Le droit de reprise dans le cadre d'un bail rural : conditions et appréciation souveraine des juges du fond

Le droit de reprise est une prérogative offerte au bailleur dans le cadre d’un bail rural, lui permettant de reprendre possession des biens loués au profit d’un descendant, sous certaines conditions. L’arrêt rendu par la Cour de cassation le 11 juillet 2024 (Civ. 3ème, 11 juillet 2024, n°23-11.418) apporte des précisions quant à l’une de ces conditions : la possession personnelle, par le bénéficiaire de la reprise, du matériel nécessaire à l’exploitation des parcelles reprises. Cette décision rappelle également le pouvoir souverain d’appréciation dont disposent les juges du fond pour vérifier si cette condition est remplie.

Dans l’affaire en question, un couple avait donné à bail à leur fille des parcelles de vigne pour une durée de dix-neuf années. Par la suite, les propriétaires ont donné à leurs deux enfants la nue-propriété de l’ensemble des vignes leur appartenant. Après plusieurs renouvellements tacites du bail, les bailleurs ont délivré un congé pour reprise au profit du fils de l’une des indivisaires, épouse du preneur à bail. Le preneur a alors saisi le tribunal paritaire des baux ruraux afin d’obtenir la nullité de ce congé, mais sa demande a été rejetée tant en première instance qu’en appel.

Le pourvoi formé par le preneur soulevait la question de savoir si la mise à disposition du matériel par un tiers permettait de caractériser la possession à titre personnel par l’intéressé, au sens de l’article L. 411-59 du code rural et de la pêche maritime, condition nécessaire à l’exercice du droit de reprise au profit d’un descendant du bailleur.

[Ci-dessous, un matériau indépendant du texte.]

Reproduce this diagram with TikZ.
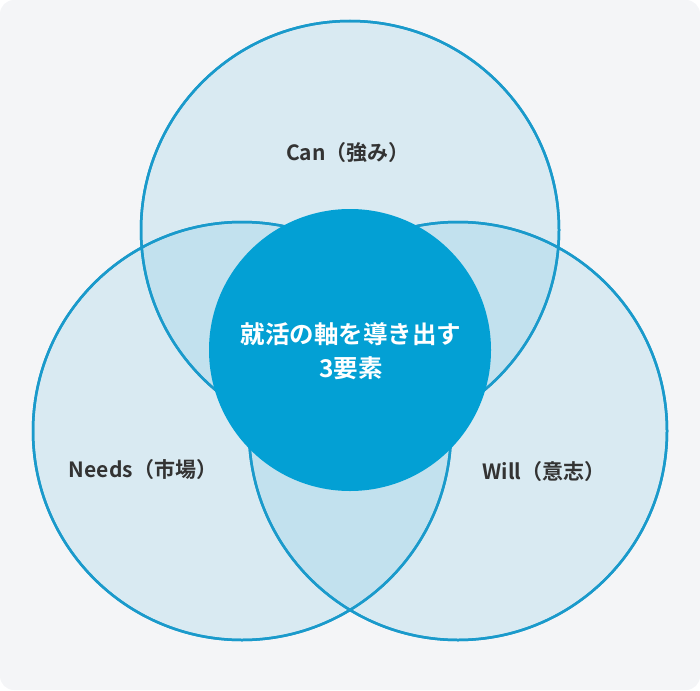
\documentclass[tikz,border=0pt]{standalone}
\usepackage{fontspec}
\setmainfont{Noto Sans CJK JP}[BoldFont={* Bold}]
\definecolor{bg}{HTML}{F4F5F7}
\definecolor{ring}{HTML}{1A9ACB}
\definecolor{ringfill}{HTML}{3FB0DA}
\definecolor{core}{HTML}{03A0D4}
\definecolor{txt}{HTML}{333333}
\begin{document}
\begin{tikzpicture}[x=1pt,y=-1pt,
  venn/.style={draw=ring,line width=2.5pt,fill=ringfill,fill opacity=0.15},
  lab/.style={text=txt,font=\bfseries\fontsize{21}{25}\selectfont}]
\fill[bg,rounded corners=14pt] (0,0) rectangle (700,690);
\useasboundingbox (0,0) rectangle (700,690);
\path[venn] (350,230) circle (209);
\path[venn] (242,431) circle (209);
\path[venn] (458,431) circle (209);
\draw[ring,line width=2.5pt] (350,230) circle (209);
\draw[ring,line width=2.5pt] (242,431) circle (209);
\draw[ring,line width=2.5pt] (458,431) circle (209);
\fill[core] (350,350) circle (141);
\node[lab] (can) at (348,153) {Can（強み）};
\node[lab] (needs) at (143,470) {Needs（市場）};
\node[lab] (will) at (544,472) {Will（意志）};
\node[text=white,font=\bfseries\fontsize{24.5}{34}\selectfont,align=center] (core) at (351,351) {就活の軸を導き出す\\3要素};
\end{tikzpicture}
\end{document}
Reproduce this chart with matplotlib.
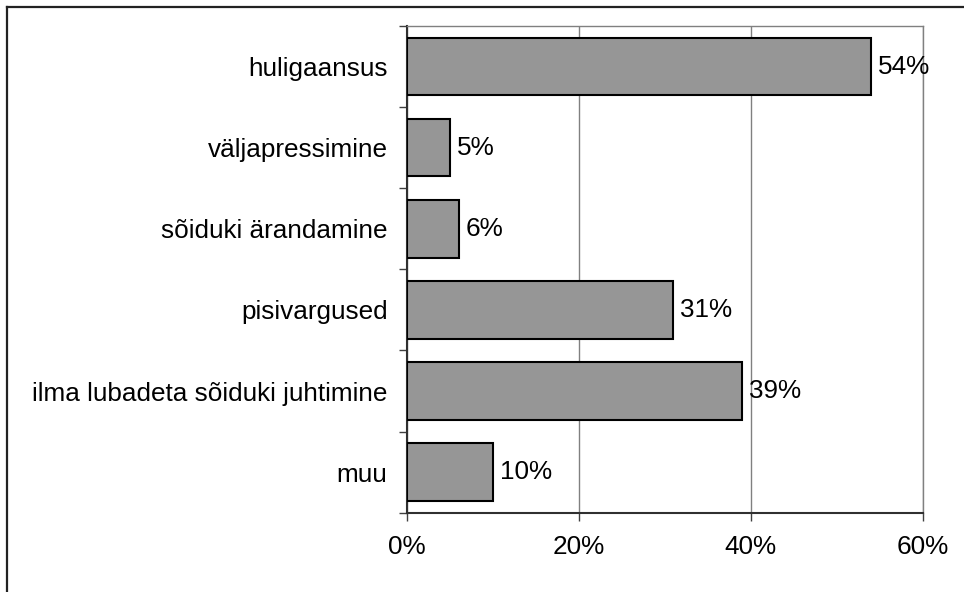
import matplotlib
matplotlib.use("Agg")
import matplotlib.pyplot as plt
from matplotlib.lines import Line2D
import numpy as np

categories = ["huligaansus", "väljapressimine", "sõiduki ärandamine",
              "pisivargused", "ilma lubadeta sõiduki juhtimine", "muu"]
values = [54, 5, 6, 31, 39, 10]
xticks = [0, 20, 40, 60]
xticklabels = ["0%", "20%", "40%", "60%"]

plt.rcParams['font.family'] = ['Liberation Sans', 'DejaVu Sans']
FS = 18.8

fig = plt.figure(figsize=(9.64, 5.92), dpi=100)
ax = fig.add_axes([407/964, 1-512.7/592, (922.7-407)/964, (512.7-26)/592])

n = len(categories)
y = np.arange(n)[::-1]
ax.barh(y, values, height=0.71, color="#969696", edgecolor="black", linewidth=1.5, zorder=3)

for yi, v in zip(y, values):
    ax.annotate(f"{v}%", (v, yi), xytext=(5, 0), textcoords="offset points",
                va="center", ha="left", fontsize=FS, zorder=4)

ax.set_xlim(0, 60)
ax.set_ylim(-0.5, n - 0.5)
ax.set_xticks(xticks)
ax.set_xticklabels(xticklabels, fontsize=FS)
ax.set_yticks(y)
ax.set_yticklabels(categories, fontsize=FS)
ax.set_yticks(np.arange(n + 1) - 0.5, minor=True)
ax.tick_params(axis="y", which="major", length=0, pad=14)
ax.tick_params(axis="y", which="minor", length=6, width=1, color="#404040", direction="out")
ax.tick_params(axis="x", which="major", length=6, width=1, color="#404040", direction="out", pad=10)

ax.grid(axis="x", color="#808080", linewidth=1, zorder=1)
for s in ["top", "right"]:
    ax.spines[s].set_color("#808080")
    ax.spines[s].set_linewidth(1)
for s in ["left", "bottom"]:
    ax.spines[s].set_color("#303030")
    ax.spines[s].set_linewidth(1.5)

# outer chart border (only top and left visible in crop)
fig.add_artist(Line2D([6.5/964, 6.5/964], [0, 1-6.5/592], color="#222222", linewidth=1.6, transform=fig.transFigure))
fig.add_artist(Line2D([6.5/964, 1], [1-6.5/592, 1-6.5/592], color="#222222", linewidth=1.6, transform=fig.transFigure))

fig.savefig("out.png", dpi=100)
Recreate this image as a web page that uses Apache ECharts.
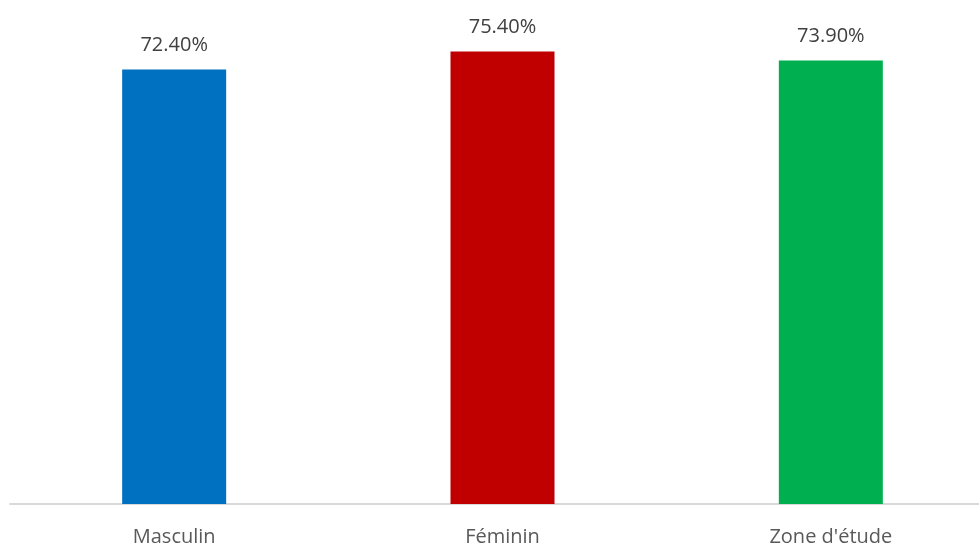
<!DOCTYPE html>
<html><head><meta charset="utf-8">
<script src="https://cdn.jsdelivr.net/npm/echarts@6/dist/echarts.min.js"></script>
<style>html,body{margin:0;padding:0;background:#fff;overflow:hidden;width:979px;height:547px}#c{width:995px;height:547px}</style>
</head><body><div id="c"></div>
<script>
const categories = ["Masculin", "Féminin", "Zone d'étude"];
const values = [72.4, 75.4, 73.9];
const colors = ["#0070C0", "#C00000", "#00B050"];

const chart = echarts.init(document.getElementById('c'));
chart.setOption({
  animation: false,
  grid: { left: 10, right: 0, top: 24, bottom: 38, containLabel: false },
  xAxis: {
    type: 'category', data: categories,
    axisLine: { lineStyle: { color: '#D9D9D9', width: 2 } },
    axisTick: { show: false },
    axisLabel: { color: '#595959', fontFamily: 'Open Sans', fontSize: 20, margin: 23 }
  },
  yAxis: { type: 'value', min: 0, max: 80, show: false, splitLine: { show: false } },
  series: [{
    type: 'bar', barWidth: 104,
    data: values.map((v, i) => ({ value: v, itemStyle: { color: colors[i] } })),
    label: {
      show: true, position: 'top', distance: 14,
      formatter: p => p.value.toFixed(2) + '%',
      color: '#404040', fontFamily: 'Open Sans', fontSize: 20
    }
  }]
});
</script></body></html>
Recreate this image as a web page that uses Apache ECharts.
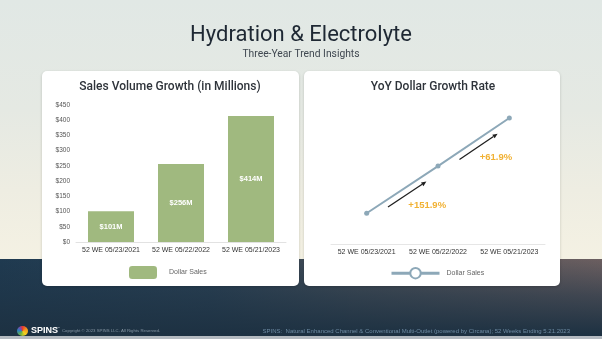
<!DOCTYPE html>
<html>
<head>
<meta charset="utf-8">
<script src="https://cdn.jsdelivr.net/npm/echarts@6/dist/echarts.min.js"></script>
<style>
html,body{margin:0;padding:0;width:602px;height:339px;overflow:hidden;}
#sky{position:absolute;left:0;top:0;width:602px;height:259px;
  background:linear-gradient(to bottom,#e1e8e5 0px,#e5e9e3 110px,#eeede2 190px,#f4f1e3 258px);}
#sea{position:absolute;left:0;top:259px;width:602px;height:80px;
  background:linear-gradient(to bottom,rgba(30,51,69,0) 0%,rgba(30,51,69,0.55) 45%,rgba(29,49,66,1) 95%),
             linear-gradient(to right,#1f3a50 0%,#2c4255 35%,#4a5058 60%,#6c5f60 100%);}
#edge{position:absolute;left:0;top:336px;width:602px;height:3px;background:#b4bac0;}
.card{position:absolute;top:71px;height:215px;background:#fff;border-radius:5px;box-shadow:0 1px 3px rgba(0,0,0,0.18);}
#logo{position:absolute;left:17px;top:326px;width:11px;height:10px;border-radius:50%;
  background:conic-gradient(#e63b2e 0deg,#f39c1f 70deg,#f4d21f 140deg,#6cb33f 210deg,#2d7fc1 280deg,#8e3fa0 330deg,#e63b2e 360deg);}
#chart{position:absolute;left:0;top:0;width:602px;height:339px;}
</style>
</head>
<body>
<div id="sky"></div>
<div id="sea"></div>
<div id="edge"></div>
<div class="card" style="left:42px;width:257px;"></div>
<div class="card" style="left:304px;width:256px;"></div>
<div id="logo"></div>
<div id="chart"></div>
<script>
// ---- data ----
const categories = ['52 WE 05/23/2021', '52 WE 05/22/2022', '52 WE 05/21/2023'];
const dollarSales = [101, 256, 414];          // $ millions
const growthRates = ['+151.9%', '+61.9%'];    // YoY growth between consecutive periods
const yAxisMin = 0;
const yAxisMax = 450;
const yAxisInterval = 50;

const green = '#a0b97f';
const lineColor = '#8da8b8';
const FF = 'Liberation Sans';

const chart = echarts.init(document.getElementById('chart'), null, {renderer: 'canvas'});

const option = {
  backgroundColor: 'transparent',
  animation: false,
  textStyle: {fontFamily: FF},
  grid: [
    {left: 76, top: 105, width: 210, height: 137},
    {left: 331, top: 107, width: 214, height: 137}
  ],
  xAxis: [
    {type: 'category', gridIndex: 0, data: categories,
     axisLine: {lineStyle: {color: '#e2e2e2'}}, axisTick: {show: false},
     axisLabel: {color: '#333', fontSize: 7, margin: 5, fontFamily: FF, interval: 0, hideOverlap: false}},
    {type: 'category', gridIndex: 1, data: categories,
     axisLine: {lineStyle: {color: '#e6e6e6'}}, axisTick: {show: false},
     axisLabel: {color: '#333', fontSize: 7, margin: 5, fontFamily: FF, interval: 0, hideOverlap: false}}
  ],
  yAxis: [
    {type: 'value', gridIndex: 0, min: yAxisMin, max: yAxisMax, interval: yAxisInterval,
     splitLine: {show: false}, axisLine: {show: false}, axisTick: {show: false},
     axisLabel: {formatter: '${value}', color: '#555', fontSize: 6.5, margin: 6, fontFamily: FF}},
    {type: 'value', gridIndex: 1, min: yAxisMin, max: yAxisMax, show: false, splitLine: {show: false}}
  ],
  legend: [
    {left: 129, top: 266, padding: 0, itemWidth: 28, itemHeight: 13, data: ['Dollar Sales'],
     textStyle: {color: '#666', fontSize: 7, fontFamily: FF, padding: [0, 0, 0, 7]}},
    {left: 390, top: 267, padding: 0, itemWidth: 48, itemHeight: 13, data: ['Dollar Sales YoY'],
     formatter: function () { return 'Dollar Sales'; },
     lineStyle: {width: 3, color: lineColor},
     itemStyle: {color: '#fff', borderColor: lineColor, borderWidth: 2},
     textStyle: {color: '#666', fontSize: 7, fontFamily: FF, padding: [0, 0, 0, 2]}}
  ],
  series: [
    {type: 'bar', name: 'Dollar Sales', xAxisIndex: 0, yAxisIndex: 0, data: dollarSales,
     barWidth: 46, itemStyle: {color: green},
     label: {show: true, position: 'inside', color: '#fff', fontWeight: 'bold', fontSize: 7.5,
             fontFamily: FF, formatter: function (p) { return '$' + p.value + 'M'; }}},
    {type: 'line', name: 'Dollar Sales YoY', xAxisIndex: 1, yAxisIndex: 1, data: dollarSales,
     symbol: 'circle', symbolSize: 5, lineStyle: {width: 2, color: lineColor},
     itemStyle: {color: lineColor}}
  ]
};
chart.setOption(option);

// ---- annotations derived from data positions ----
const pts = dollarSales.map(function (v, i) { return chart.convertToPixel({seriesIndex: 1}, [i, v]); });
const graphics = [
  {type: 'text', x: 301, y: 35, style: {text: 'Hydration & Electrolyte', fill: '#1e2833',
    font: '400 22px Roboto', align: 'center', verticalAlign: 'middle'}},
  {type: 'text', x: 301, y: 54.5, style: {text: 'Three-Year Trend Insights', fill: '#3f4750',
    font: '400 10.3px Roboto', align: 'center', verticalAlign: 'middle'}},
  {type: 'text', x: 170, y: 87, style: {text: 'Sales Volume Growth (in Millions)', fill: '#2e333a',
    font: '500 12px Roboto', align: 'center', verticalAlign: 'middle'}},
  {type: 'text', x: 433, y: 87, style: {text: 'YoY Dollar Growth Rate', fill: '#2e333a',
    font: '500 12px Roboto', align: 'center', verticalAlign: 'middle'}},
  {type: 'text', x: 31, y: 331, style: {text: 'SPINS', fill: '#ffffff',
    font: 'bold 9px ' + FF, align: 'left', verticalAlign: 'middle'}},
  {type: 'text', x: 57, y: 328, style: {text: '™', fill: '#cfd6dc',
    font: '3px ' + FF, align: 'left', verticalAlign: 'middle'}},
  {type: 'text', x: 62, y: 331, style: {text: 'Copyright © 2023 SPINS LLC. All Rights Reserved.', fill: '#8797a5',
    font: '4.3px ' + FF, align: 'left', verticalAlign: 'middle'}},
  {type: 'text', x: 570, y: 331.5, style: {text: 'SPINS:  Natural Enhanced Channel & Conventional Multi-Outlet (powered by Circana); 52 Weeks Ending 5.21.2023',
    fill: '#6d8aa2', font: '6px ' + FF, align: 'right', verticalAlign: 'middle'}}
];
for (let i = 0; i < pts.length - 1; i++) {
  const p0 = pts[i], p1 = pts[i + 1];
  const dx = p1[0] - p0[0], dy = p1[1] - p0[1];
  const len = Math.sqrt(dx * dx + dy * dy);
  const u = [dx / len, dy / len];
  const n = [-u[1], u[0]];
  const mx = (p0[0] + p1[0]) / 2 + n[0] * 6.5 + u[0] * 1.5;
  const my = (p0[1] + p1[1]) / 2 + n[1] * 6.5 + u[1] * 1.5;
  const half = 23;
  const s = [mx - u[0] * half, my - u[1] * half];
  const e = [mx + u[0] * half, my + u[1] * half];
  const hb = [e[0] - u[0] * 5, e[1] - u[1] * 5];
  graphics.push({type: 'line', shape: {x1: s[0], y1: s[1], x2: hb[0], y2: hb[1]},
    style: {stroke: '#1f1f1f', lineWidth: 1.3}});
  graphics.push({type: 'polygon', shape: {points: [e, [hb[0] + n[0] * 2.2, hb[1] + n[1] * 2.2], [hb[0] - n[0] * 2.2, hb[1] - n[1] * 2.2]]},
    style: {fill: '#1f1f1f'}});
  const lx = (p0[0] + p1[0]) / 2 + 6;
  const ly = (p0[1] + p1[1]) / 2 + 15.5;
  graphics.push({type: 'text', x: lx, y: ly, style: {text: growthRates[i], fill: '#f1b133',
    font: 'bold 9.5px ' + FF, align: 'left', verticalAlign: 'middle'}});
}
chart.setOption({graphic: graphics});
</script>
</body>
</html>
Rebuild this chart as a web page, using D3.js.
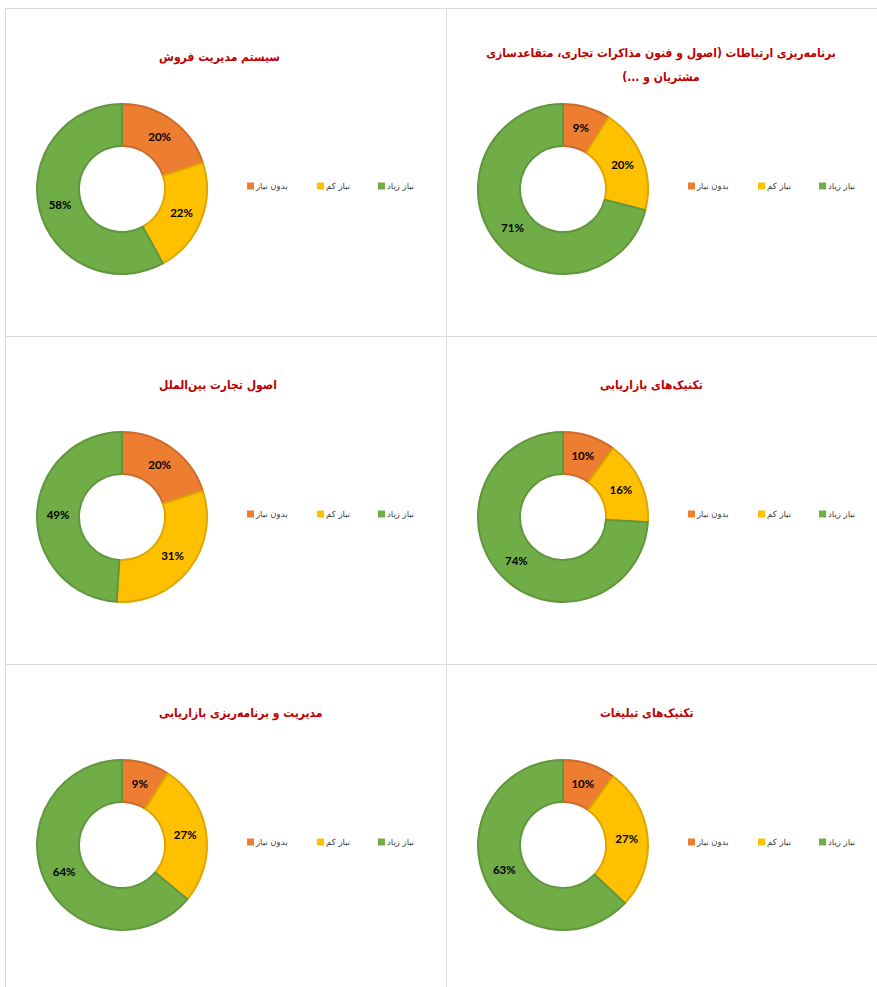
<!DOCTYPE html>
<html><head><meta charset="utf-8">
<script src="https://cdn.jsdelivr.net/npm/d3@7"></script>
<style>body{margin:0;background:#fff}</style></head><body>
<svg id="c" width="877" height="987"></svg>
<script>
const categories = ["بدون نیاز", "نیاز کم", "نیاز زیاد"];
const colors = ["#ED7D31", "#FFC000", "#70AD47"];

const titleCommunication = ["برنامه‌ریزی ارتباطات (اصول و فنون مذاکرات تجاری، متقاعدسازی", "مشتریان و ...)"];
const titleSalesSystem = ["سیستم مدیریت فروش"];
const titleMarketingTech = ["تکنیک‌های بازاریابی"];
const titleIntlTrade = ["اصول تجارت بین‌الملل"];
const titleAdvertising = ["تکنیک‌های تبلیغات"];
const titleMarketingMgmt = ["مدیریت و برنامه‌ریزی بازاریابی"];

const valuesCommunication = [9, 20, 71];
const valuesSalesSystem = [20, 22, 58];
const valuesMarketingTech = [10, 16, 74];
const valuesIntlTrade = [20, 31, 49];
const valuesAdvertising = [10, 27, 63];
const valuesMarketingMgmt = [9, 27, 64];

const panels = [
  {title: titleCommunication, values: valuesCommunication, col: 1, row: 0},
  {title: titleSalesSystem, values: valuesSalesSystem, col: 0, row: 0},
  {title: titleMarketingTech, values: valuesMarketingTech, col: 1, row: 1},
  {title: titleIntlTrade, values: valuesIntlTrade, col: 0, row: 1},
  {title: titleAdvertising, values: valuesAdvertising, col: 1, row: 2},
  {title: titleMarketingMgmt, values: valuesMarketingMgmt, col: 0, row: 2}
];

const svg = d3.select("#c");
const colX = [5, 446], rowY = [8, 336, 664];
const gridColor = "#d9d9d9";

[8, 336, 664].forEach(y => svg.append("line").attr("x1", 5).attr("x2", 877).attr("y1", y + 0.5).attr("y2", y + 0.5).attr("stroke", gridColor));
[5, 446].forEach(x => svg.append("line").attr("x1", x + 0.5).attr("x2", x + 0.5).attr("y1", 8).attr("y2", 987).attr("stroke", gridColor));

const color = d3.scaleOrdinal().domain(categories).range(colors);
const pie = d3.pie().sort(null).value(d => d.v);
const rOuter = 85, rInner = 43;
const arc = d3.arc().innerRadius(rInner).outerRadius(rOuter);

const tf = "'DejaVu Sans Condensed', 'DejaVu Sans', sans-serif";
panels.forEach(p => {
  const x0 = colX[p.col], y0 = rowY[p.row];
  const g = svg.append("g");
  if (p.title.length > 1) {
    p.title.forEach((line, i) => {
      const t = g.append("text").attr("x", x0 + 215).attr("y", y0 + 49 + i * 24)
        .attr("text-anchor", "middle").attr("direction", "rtl")
        .attr("font-family", tf).attr("font-weight", "bold").attr("font-size", 12)
        .attr("fill", "#C00000").text(line);
    });
  } else {
    const t = g.append("text").attr("x", x0 + 220).attr("y", y0 + 53)
      .attr("text-anchor", "middle").attr("direction", "rtl")
      .attr("font-family", tf).attr("font-weight", "bold").attr("font-size", 12)
      .attr("fill", "#C00000").text(p.title[0]);
    const bb = t.node().getBBox();
    t.attr("x", x0 + 220 + (x0 + 154 - bb.x));
  }
  const data = p.values.map((v, i) => ({c: categories[i], v}));
  const dg = g.append("g").attr("transform", `translate(${x0 + 117},${y0 + 181})`);
  const arcs = pie(data);
  dg.selectAll("path").data(arcs).join("path")
    .attr("d", arc)
    .attr("fill", d => color(d.data.c))
    .attr("stroke", d => d3.color(color(d.data.c)).darker(0.4))
    .attr("stroke-width", 2)
    .attr("stroke-linejoin", "round");
  dg.selectAll("text").data(arcs).join("text")
    .attr("transform", d => `translate(${arc.centroid(d)})`)
    .attr("text-anchor", "middle").attr("dy", "0.35em")
    .attr("font-family", "Lato, 'Open Sans', sans-serif").attr("font-weight", "bold")
    .attr("font-size", 11.5).attr("fill", "#000")
    .text(d => d.data.v + "%");
  const legX = [242, 312, 373];
  categories.forEach((c, i) => {
    const lx = x0 + legX[i], ly = y0 + 178;
    g.append("rect").attr("x", lx).attr("y", ly - 3.5).attr("width", 7).attr("height", 7).attr("fill", color(c));
    g.append("text").attr("x", lx + 9).attr("y", ly + 3)
      .attr("font-family", "'DejaVu Sans', sans-serif").attr("font-size", 8.5)
      .attr("fill", "#404040").text(c);
  });
});
</script>
</body></html>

La Cour de cassation répond par l’affirmative, considérant que la mise à disposition du matériel par un tiers, aux termes d’une convention établie avec effet à la date d’effet du congé et pour une durée de neuf ans, permet au bénéficiaire de la reprise d’être en possession du matériel nécessaire pour exploiter les parcelles reprises.

Que faut-il retenir ?

Quelles sont les conditions requises pour l’exercice du droit de reprise dans le cadre d’un bail rural au profit d’un descendant du bailleur ?

Pour exercer le droit de reprise au profit d’un descendant, le bailleur doit notamment démontrer que le bénéficiaire de la reprise possède personnellement les matériels nécessaires à l’exploitation des parcelles reprises ou, à défaut, dispose des moyens pour les acquérir.

La mise à disposition du matériel par un tiers permet-elle de remplir la condition de possession personnelle du matériel nécessaire à l’exploitation ?

Oui, la Cour de cassation considère que la mise à disposition du matériel par un tiers, aux termes d’une convention établie avec effet à la date d’effet du congé et pour une durée suffisante, permet au bénéficiaire de la reprise d’être en possession du matériel nécessaire pour exploiter les parcelles reprises.

Quel est le rôle des juges du fond dans l’appréciation du respect de cette condition ?

Les juges du fond disposent d’un pouvoir souverain d’appréciation pour vérifier si la condition de possession personnelle du matériel nécessaire à l’exploitation est remplie. Ils doivent constater l’existence d’éléments permettant de justifier cette possession, tels qu’une convention de mise à disposition du matériel, et apprécier si ces éléments sont suffisants au regard de la superficie des parcelles reprises.